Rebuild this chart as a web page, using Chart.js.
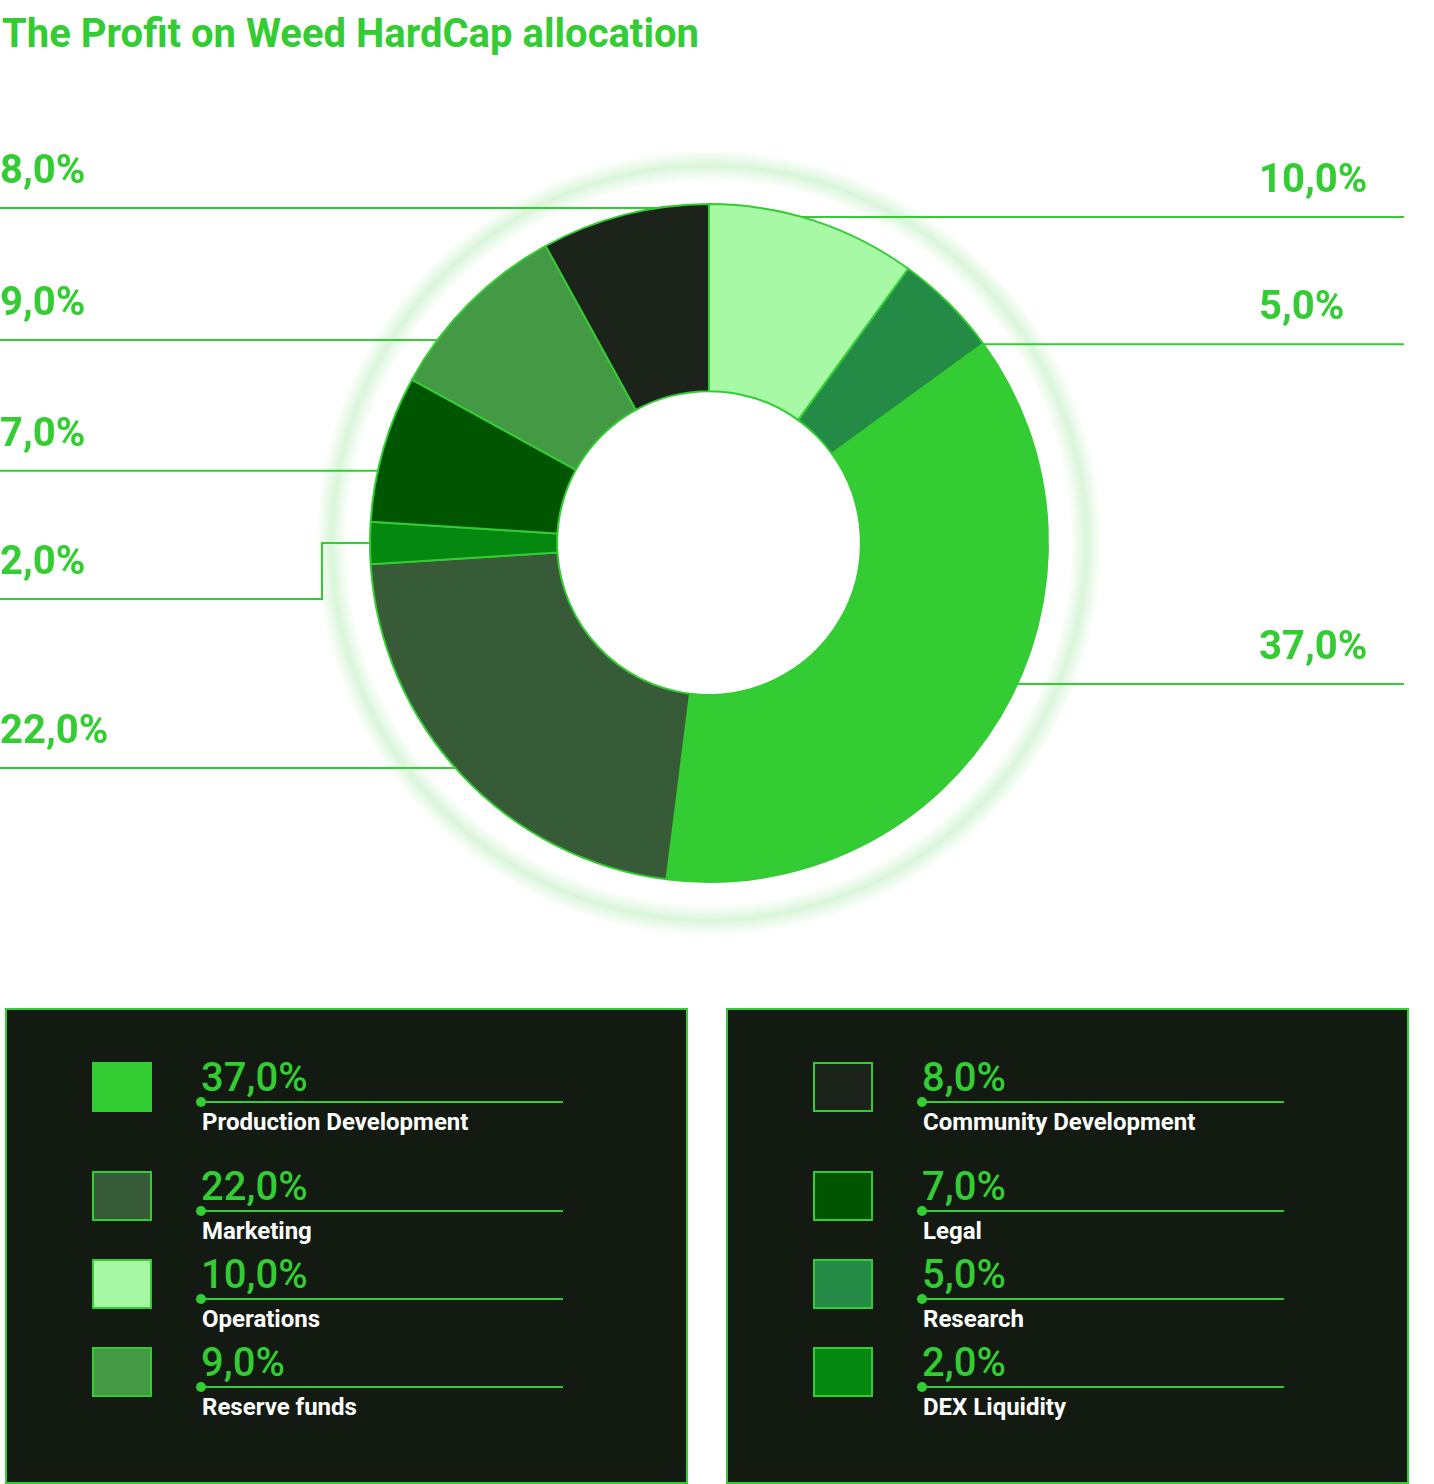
<!DOCTYPE html>
<html><head><meta charset="utf-8">
<script src="https://cdn.jsdelivr.net/npm/chart.js@4"></script>
<style>
html,body{margin:0;padding:0;background:#fff;}
body{width:1434px;height:1484px;position:relative;overflow:hidden;font-family:Roboto,"Noto Sans",sans-serif;}
#title{position:absolute;left:2px;top:14px;font-size:40px;line-height:40px;font-weight:700;color:#33cc33;white-space:nowrap;}
#chartBox{position:absolute;left:0;top:0;width:1434px;height:960px;}
.panel{position:absolute;top:1008px;height:476px;width:683px;box-sizing:border-box;border:2px solid #33cc33;background:#131a12;}
.sw{position:absolute;width:60px;height:50px;box-sizing:border-box;border:2px solid #33cc33;}
.pct{position:absolute;font-size:40px;line-height:40px;font-weight:500;color:#33cc33;white-space:nowrap;}
.lbl{position:absolute;font-size:24px;line-height:24px;font-weight:700;color:#fff;white-space:nowrap;}
.rule{position:absolute;height:2px;background:#33cc33;}
.dot{position:absolute;width:10px;height:10px;border-radius:50%;background:#33cc33;}
</style></head><body>
<div id="title">The Profit on Weed HardCap allocation</div>
<div id="chartBox"><canvas id="c"></canvas></div>
<div class="panel" id="p1" style="left:5px"></div>
<div class="panel" id="p2" style="left:726px"></div>
<script>
// ---- data ----
const categories = ['Operations','Research','Production Development','Marketing','DEX Liquidity','Legal','Reserve funds','Community Development'];
const shares = [10, 5, 37, 22, 2, 7, 9, 8];
const sliceColors = ['#a8f9a6','#248b46','#33cc33','#375a37','#05880f','#005500','#449944','#1b231b'];
const legendLeft = ['Production Development','Marketing','Operations','Reserve funds'];
const legendRight = ['Community Development','Legal','Research','DEX Liquidity'];

const fmt = v => v.toFixed(1).replace('.', ',') + '%';

// ---- leader-line layout (degrees shift from slice middle, elbow drop) ----
const leaderAngleShift = [-2.1, 9.1, -6, 1.6, 0, -3.9, -8.2, 5.5];
const leaderElbowDrop  = [0, 0, 0, 0, 56, 0, 0, 0];

const leaderPlugin = {
  id: 'leaders',
  beforeDatasetsDraw(chart, args, opts) {
    const ctx = chart.ctx;
    const arcs = chart.getDatasetMeta(0).data;
    if (!arcs.length) return;
    const cx = arcs[0].x, cy = arcs[0].y, R = arcs[0].outerRadius;
    ctx.save();
    // soft glow ring
    const gR = R * opts.glowRatio, gw = 16;
    const g = ctx.createRadialGradient(cx, cy, gR - gw, cx, cy, gR + gw);
    g.addColorStop(0, 'rgba(51,204,51,0)');
    g.addColorStop(0.5, 'rgba(51,204,51,0.18)');
    g.addColorStop(1, 'rgba(51,204,51,0)');
    ctx.fillStyle = g;
    ctx.beginPath();
    ctx.arc(cx, cy, gR + gw, 0, Math.PI * 2);
    ctx.arc(cx, cy, gR - gw, 0, Math.PI * 2, true);
    ctx.fill();
    // leader lines + labels
    ctx.strokeStyle = '#33cc33';
    ctx.fillStyle = '#33cc33';
    ctx.lineWidth = 2;
    ctx.font = '700 40px Roboto';
    ctx.textAlign = 'left';
    ctx.textBaseline = 'alphabetic';
    const W = chart.width;
    arcs.forEach((arc, i) => {
      const a = (arc.startAngle + arc.endAngle) / 2 + opts.angleShift[i] * Math.PI / 180;
      const y = cy + R * Math.sin(a);
      const left = Math.cos(a) < 0;
      const hx = Math.sqrt(Math.max(R * R - (y - cy) * (y - cy), 0));
      const hitX = left ? cx - hx : cx + hx;
      const drop = opts.elbowDrop[i] || 0;
      ctx.beginPath();
      if (left) {
        ctx.moveTo(hitX + 10, y);
        if (drop) {
          const ex = hitX - opts.elbowRun;
          ctx.lineTo(ex, y); ctx.lineTo(ex, y + drop); ctx.lineTo(0, y + drop);
        } else {
          ctx.lineTo(0, y);
        }
      } else {
        ctx.moveTo(hitX - 10, y);
        ctx.lineTo(W - opts.rightGap, y);
      }
      ctx.stroke();
      ctx.fillText(fmt(shares[i]), left ? 0 : W - opts.rightTextInset, y + drop - 25);
    });
    ctx.restore();
  }
};

new Chart(document.getElementById('c'), {
  type: 'doughnut',
  data: {
    labels: categories,
    datasets: [{
      data: shares,
      backgroundColor: sliceColors,
      borderColor: '#33cc33',
      borderWidth: 2,
      hoverOffset: 0
    }]
  },
  options: {
    responsive: true,
    maintainAspectRatio: false,
    animation: false,
    events: [],
    radius: 339,
    cutout: '44.8%',
    layout: { padding: { top: 126, right: 16, bottom: 0, left: 0 } },
    plugins: {
      legend: { display: false },
      tooltip: { enabled: false },
      leaders: {
        angleShift: leaderAngleShift,
        elbowDrop: leaderElbowDrop,
        elbowRun: 48,
        rightGap: 30,
        rightTextInset: 175,
        glowRatio: 1.113
      }
    }
  },
  plugins: [leaderPlugin]
});

// ---- legend panels ----
const rowLineY = [92, 201, 289, 377];
function buildPanel(el, names) {
  names.forEach((name, r) => {
    const i = categories.indexOf(name);
    const ly = rowLineY[r];
    const sw = document.createElement('div');
    sw.className = 'sw';
    sw.style.cssText = `left:85px;top:${ly - 40}px;background:${sliceColors[i]}`;
    el.appendChild(sw);
    const pct = document.createElement('div');
    pct.className = 'pct';
    pct.style.cssText = `left:194px;top:${ly - 44}px`;
    pct.textContent = fmt(shares[i]);
    el.appendChild(pct);
    const rule = document.createElement('div');
    rule.className = 'rule';
    rule.style.cssText = `left:193px;width:363px;top:${ly - 1}px`;
    el.appendChild(rule);
    const dot = document.createElement('div');
    dot.className = 'dot';
    dot.style.cssText = `left:189px;top:${ly - 5}px`;
    el.appendChild(dot);
    const lbl = document.createElement('div');
    lbl.className = 'lbl';
    lbl.style.cssText = `left:195px;top:${ly + 8}px`;
    lbl.textContent = name;
    el.appendChild(lbl);
  });
}
buildPanel(document.getElementById('p1'), legendLeft);
buildPanel(document.getElementById('p2'), legendRight);
</script>
</body></html>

**WHAT YOU HAVE TO DO**
Copy the listing in full and without alteration, omitting every picture.

**WRITTEN RESPONSE**
Rebuild this chart as a web page, using Chart.js.
<!DOCTYPE html>
<html><head><meta charset="utf-8">
<script src="https://cdn.jsdelivr.net/npm/chart.js@4"></script>
<style>
html,body{margin:0;padding:0;background:#fff;}
body{width:1434px;height:1484px;position:relative;overflow:hidden;font-family:Roboto,"Noto Sans",sans-serif;}
#title{position:absolute;left:2px;top:14px;font-size:40px;line-height:40px;font-weight:700;color:#33cc33;white-space:nowrap;}
#chartBox{position:absolute;left:0;top:0;width:1434px;height:960px;}
.panel{position:absolute;top:1008px;height:476px;width:683px;box-sizing:border-box;border:2px solid #33cc33;background:#131a12;}
.sw{position:absolute;width:60px;height:50px;box-sizing:border-box;border:2px solid #33cc33;}
.pct{position:absolute;font-size:40px;line-height:40px;font-weight:500;color:#33cc33;white-space:nowrap;}
.lbl{position:absolute;font-size:24px;line-height:24px;font-weight:700;color:#fff;white-space:nowrap;}
.rule{position:absolute;height:2px;background:#33cc33;}
.dot{position:absolute;width:10px;height:10px;border-radius:50%;background:#33cc33;}
</style></head><body>
<div id="title">The Profit on Weed HardCap allocation</div>
<div id="chartBox"><canvas id="c"></canvas></div>
<div class="panel" id="p1" style="left:5px"></div>
<div class="panel" id="p2" style="left:726px"></div>
<script>
// ---- data ----
const categories = ['Operations','Research','Production Development','Marketing','DEX Liquidity','Legal','Reserve funds','Community Development'];
const shares = [10, 5, 37, 22, 2, 7, 9, 8];
const sliceColors = ['#a8f9a6','#248b46','#33cc33','#375a37','#05880f','#005500','#449944','#1b231b'];
const legendLeft = ['Production Development','Marketing','Operations','Reserve funds'];
const legendRight = ['Community Development','Legal','Research','DEX Liquidity'];

const fmt = v => v.toFixed(1).replace('.', ',') + '%';

// ---- leader-line layout (degrees shift from slice middle, elbow drop) ----
const leaderAngleShift = [-2.1, 9.1, -6, 1.6, 0, -3.9, -8.2, 5.5];
const leaderElbowDrop  = [0, 0, 0, 0, 56, 0, 0, 0];

const leaderPlugin = {
  id: 'leaders',
  beforeDatasetsDraw(chart, args, opts) {
    const ctx = chart.ctx;
    const arcs = chart.getDatasetMeta(0).data;
    if (!arcs.length) return;
    const cx = arcs[0].x, cy = arcs[0].y, R = arcs[0].outerRadius;
    ctx.save();
    // soft glow ring
    const gR = R * opts.glowRatio, gw = 16;
    const g = ctx.createRadialGradient(cx, cy, gR - gw, cx, cy, gR + gw);
    g.addColorStop(0, 'rgba(51,204,51,0)');
    g.addColorStop(0.5, 'rgba(51,204,51,0.18)');
    g.addColorStop(1, 'rgba(51,204,51,0)');
    ctx.fillStyle = g;
    ctx.beginPath();
    ctx.arc(cx, cy, gR + gw, 0, Math.PI * 2);
    ctx.arc(cx, cy, gR - gw, 0, Math.PI * 2, true);
    ctx.fill();
    // leader lines + labels
    ctx.strokeStyle = '#33cc33';
    ctx.fillStyle = '#33cc33';
    ctx.lineWidth = 2;
    ctx.font = '700 40px Roboto';
    ctx.textAlign = 'left';
    ctx.textBaseline = 'alphabetic';
    const W = chart.width;
    arcs.forEach((arc, i) => {
      const a = (arc.startAngle + arc.endAngle) / 2 + opts.angleShift[i] * Math.PI / 180;
      const y = cy + R * Math.sin(a);
      const left = Math.cos(a) < 0;
      const hx = Math.sqrt(Math.max(R * R - (y - cy) * (y - cy), 0));
      const hitX = left ? cx - hx : cx + hx;
      const drop = opts.elbowDrop[i] || 0;
      ctx.beginPath();
      if (left) {
        ctx.moveTo(hitX + 10, y);
        if (drop) {
          const ex = hitX - opts.elbowRun;
          ctx.lineTo(ex, y); ctx.lineTo(ex, y + drop); ctx.lineTo(0, y + drop);
        } else {
          ctx.lineTo(0, y);
        }
      } else {
        ctx.moveTo(hitX - 10, y);
        ctx.lineTo(W - opts.rightGap, y);
      }
      ctx.stroke();
      ctx.fillText(fmt(shares[i]), left ? 0 : W - opts.rightTextInset, y + drop - 25);
    });
    ctx.restore();
  }
};

new Chart(document.getElementById('c'), {
  type: 'doughnut',
  data: {
    labels: categories,
    datasets: [{
      data: shares,
      backgroundColor: sliceColors,
      borderColor: '#33cc33',
      borderWidth: 2,
      hoverOffset: 0
    }]
  },
  options: {
    responsive: true,
    maintainAspectRatio: false,
    animation: false,
    events: [],
    radius: 339,
    cutout: '44.8%',
    layout: { padding: { top: 126, right: 16, bottom: 0, left: 0 } },
    plugins: {
      legend: { display: false },
      tooltip: { enabled: false },
      leaders: {
        angleShift: leaderAngleShift,
        elbowDrop: leaderElbowDrop,
        elbowRun: 48,
        rightGap: 30,
        rightTextInset: 175,
        glowRatio: 1.113
      }
    }
  },
  plugins: [leaderPlugin]
});

// ---- legend panels ----
const rowLineY = [92, 201, 289, 377];
function buildPanel(el, names) {
  names.forEach((name, r) => {
    const i = categories.indexOf(name);
    const ly = rowLineY[r];
    const sw = document.createElement('div');
    sw.className = 'sw';
    sw.style.cssText = `left:85px;top:${ly - 40}px;background:${sliceColors[i]}`;
    el.appendChild(sw);
    const pct = document.createElement('div');
    pct.className = 'pct';
    pct.style.cssText = `left:194px;top:${ly - 44}px`;
    pct.textContent = fmt(shares[i]);
    el.appendChild(pct);
    const rule = document.createElement('div');
    rule.className = 'rule';
    rule.style.cssText = `left:193px;width:363px;top:${ly - 1}px`;
    el.appendChild(rule);
    const dot = document.createElement('div');
    dot.className = 'dot';
    dot.style.cssText = `left:189px;top:${ly - 5}px`;
    el.appendChild(dot);
    const lbl = document.createElement('div');
    lbl.className = 'lbl';
    lbl.style.cssText = `left:195px;top:${ly + 8}px`;
    lbl.textContent = name;
    el.appendChild(lbl);
  });
}
buildPanel(document.getElementById('p1'), legendLeft);
buildPanel(document.getElementById('p2'), legendRight);
</script>
</body></html>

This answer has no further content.